Stirlings have been known to be in operation over enemy territory forty-eight hours after leaving the factory, which speaks very highly of the skill put into the machine construction.

It is powered by four 1,375-h.p. air-cooled radial Bristol Hercules engine, and has a wing span of ninety-nine feet. It is considered the greatest weight-carrier in the world and, to give some idea of its immense size, the cockpit is twenty-two feet from the ground and the bomb traps forty-four feet long. It can carry six tons of bombs over a long distance (its full range has not been released), has a speed of about three hundred miles an hour, is highly manoeuvrable and can take endless punishment. It has been nicknamed by the R.A.F. the 'Turin Tourer' on account of one of its earliest flights being to Turin and back non-stop.

It is armed with ten .303 machine-guns, four in the nose, four in the tail and two amidships, and carries a crew of eight, who enjoy ample room and are all fitted with armour-plated chairs. It is most graceful in flight and has taken part in almost every big raid since its inception.
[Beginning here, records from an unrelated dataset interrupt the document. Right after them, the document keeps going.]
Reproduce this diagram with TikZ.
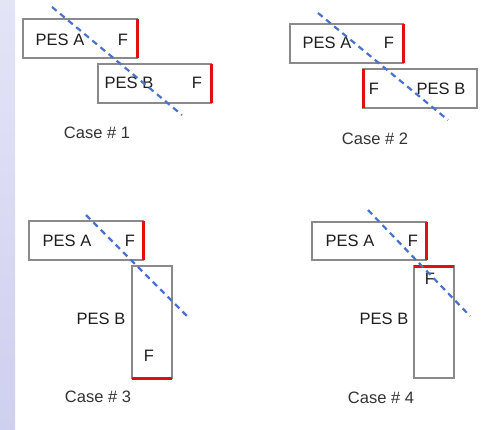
\documentclass[tikz,border=0pt]{standalone}
\usepackage{fontspec}
\setmainfont{Liberation Sans}
\definecolor{boxgray}{HTML}{8A8A8A}
\definecolor{redline}{HTML}{E01010}
\definecolor{blueline}{HTML}{4A72CC}
\definecolor{txt}{HTML}{1E1E1E}
\definecolor{captxt}{HTML}{333333}
\definecolor{striptop}{HTML}{E4E4F7}
\definecolor{stripbot}{HTML}{CFCFEF}
\begin{document}
\begin{tikzpicture}[x=1pt,y=-1pt,
  pesbox/.style={draw=boxgray, line width=1.3pt, inner sep=0pt, outer sep=0pt, fill=white},
  lbl/.style={text=txt, font=\fontsize{16.5}{19}\selectfont, inner sep=0pt},
  caption/.style={text=captxt, font=\fontsize{16.5}{19}\selectfont, inner sep=0pt},
  fedge/.style={draw=redline, line width=3pt},
  cutline/.style={draw=blueline, line width=2.2pt, dash pattern=on 6pt off 4.5pt}]
\useasboundingbox (0,0) rectangle (495,429);
\shade[top color=striptop, bottom color=stripbot] (0,0) rectangle (15,429);

% Case 1
\node[pesbox, minimum width=114pt, minimum height=39pt] (a1) at (80,38.5) {};
\node[pesbox, minimum width=113pt, minimum height=39pt] (b1) at (154.5,83.5) {};
\draw[fedge] (a1.north east) -- (a1.south east);
\draw[fedge] (b1.north east) -- (b1.south east);
\node[lbl] (a1t) at (60,40) {PES A};
\node[lbl] (a1f) at (123,40) {F};
\node[lbl] (b1t) at (129,83) {PES B};
\node[lbl] (b1f) at (197,83) {F};
\coordinate (c1s) at (52,7);
\coordinate (c1e) at (182,115);
\draw[cutline] (c1s) -- (c1e);
\node[caption] (cap1) at (97,133) {Case \# 1};

% Case 2
\node[pesbox, minimum width=113pt, minimum height=39pt] (a2) at (346.5,43.5) {};
\node[pesbox, minimum width=114pt, minimum height=39pt] (b2) at (420,88.5) {};
\draw[fedge] (a2.north east) -- (a2.south east);
\draw[fedge] (b2.north west) -- (b2.south west);
\node[lbl] (a2t) at (327,43) {PES A};
\node[lbl] (a2f) at (389,43) {F};
\node[lbl] (b2f) at (374,89) {F};
\node[lbl] (b2t) at (441,89) {PES B};
\coordinate (c2s) at (318,13);
\coordinate (c2e) at (448,120);
\draw[cutline] (c2s) -- (c2e);
\node[caption] (cap2) at (375,139) {Case \# 2};

% Case 3
\node[pesbox, minimum width=114pt, minimum height=39pt] (a3) at (86,240.5) {};
\node[pesbox, minimum width=40pt, minimum height=112pt] (b3) at (152,322) {};
\draw[fedge] (a3.north east) -- (a3.south east);
\draw[fedge] (b3.south west) -- (b3.south east);
\node[lbl] (a3t) at (67,241) {PES A};
\node[lbl] (a3f) at (130,241) {F};
\node[lbl] (b3t) at (101,319) {PES B};
\node[lbl] (b3f) at (149,356) {F};
\coordinate (c3s) at (86,215);
\coordinate (c3e) at (188,317);
\draw[cutline] (c3s) -- (c3e);
\node[caption] (cap3) at (98,397) {Case \# 3};

% Case 4
\node[pesbox, minimum width=114pt, minimum height=38pt] (a4) at (369,241) {};
\node[pesbox, minimum width=40pt, minimum height=112pt] (b4) at (434,322) {};
\draw[fedge] (a4.north east) -- (a4.south east);
\draw[fedge] (b4.north west) -- (b4.north east);
\node[lbl] (a4t) at (350,241) {PES A};
\node[lbl] (a4f) at (413,241) {F};
\node[lbl] (b4f) at (430,279) {F};
\node[lbl] (b4t) at (384,319) {PES B};
\coordinate (c4s) at (368,210);
\coordinate (c4e) at (470,316);
\draw[cutline] (c4s) -- (c4e);
\node[caption] (cap4) at (381,398) {Case \# 4};
\end{tikzpicture}
\end{document}
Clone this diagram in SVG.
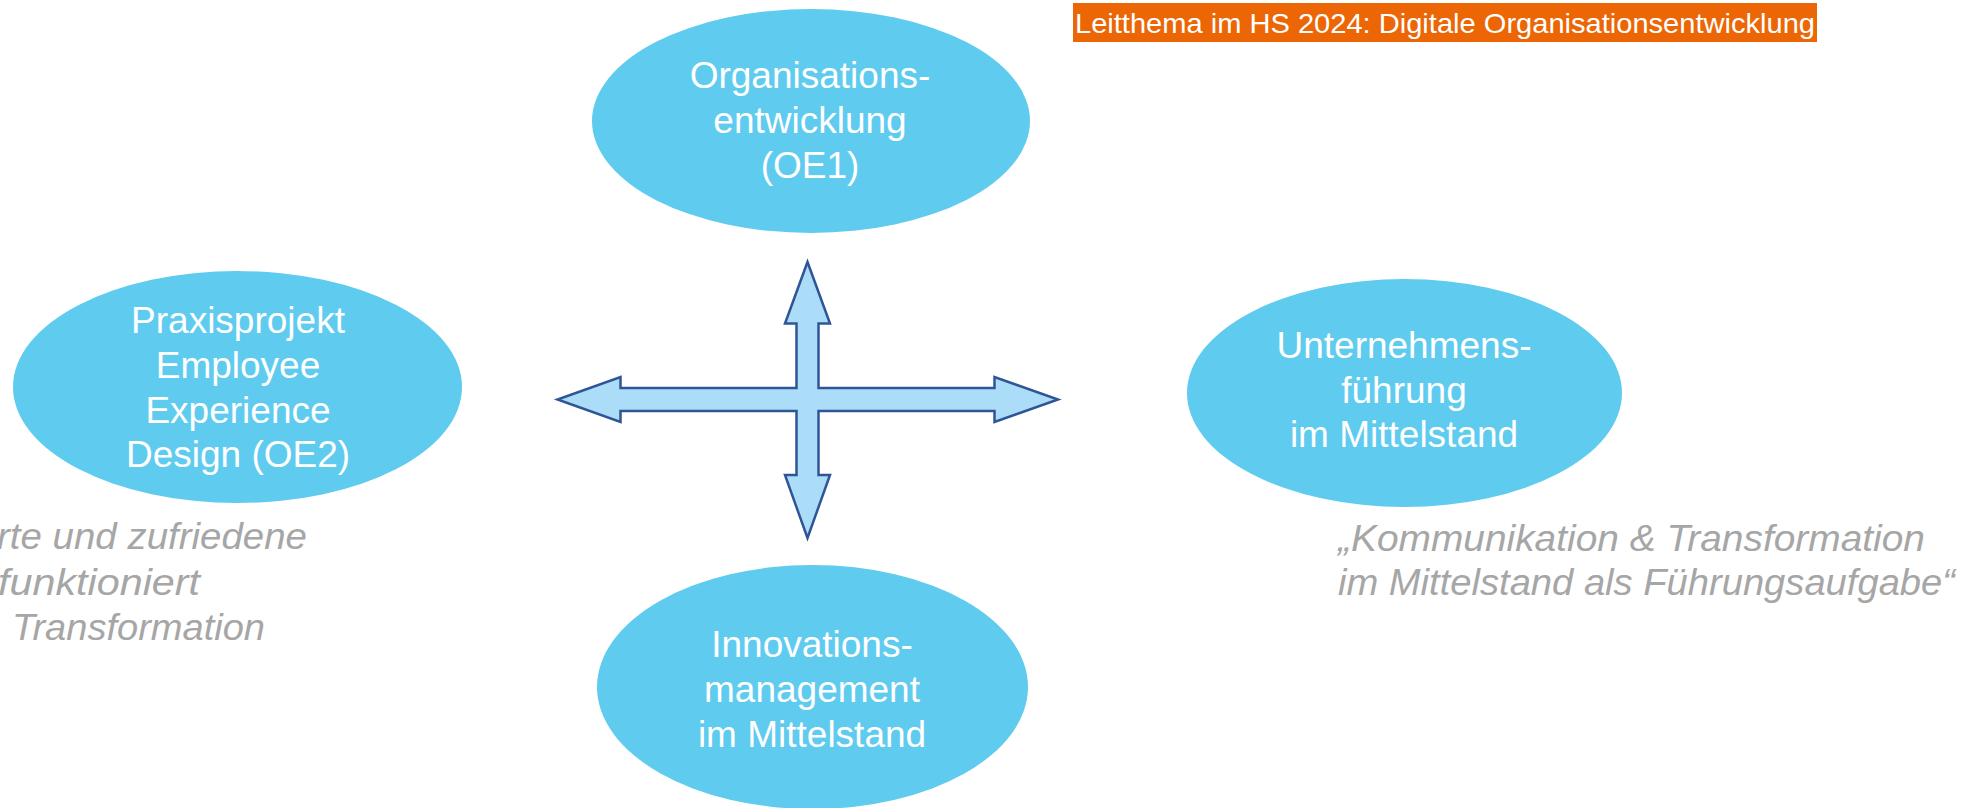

Manufacturers: Short Bros, Ltd

Type: British multi-engined long-range heavy bomber.

Crew: Seven/eight.

Engine: Stirling I - 4 Bristol Hercules of 1,375hp. (radials). Stirling II - 4 Wright double-row Cyclones of 1,350hp. (radials).

Speed: Mk.I - Maximum, 280mph.; cruising 200mph.

Range: 3,700 miles.

Ceiling: 27,000ft.

Armament: (Standard) 4 machine-guns in nose. 4 machine-guns in tail. 2 midships (now fitted with dorsal and ventral gun turrets, armament not released). Maximum bomb load, 8 tons.

Dimensions: 99ft. span; 87ft. 3in. length; 22ft. 11in. high.

Construction: Wings metal structure with stressed skin covering. Gouge flaps. Tail unit same, except control surfaces. Fuselage all-metal monocoque.

Distinguishing features: Low-wing multi-engined monoplane with simple tail unit and retractable undercarriage. Four radial engines. Shovel-shaped fuselage. Tall fin and rudder. Plan: Long nose; perfectly equal tapered wings with rounded tips; box-like fuselage to very high conical fin and rudder.

Summary of recognition features: Slab-sided and very high conical fin and rudder.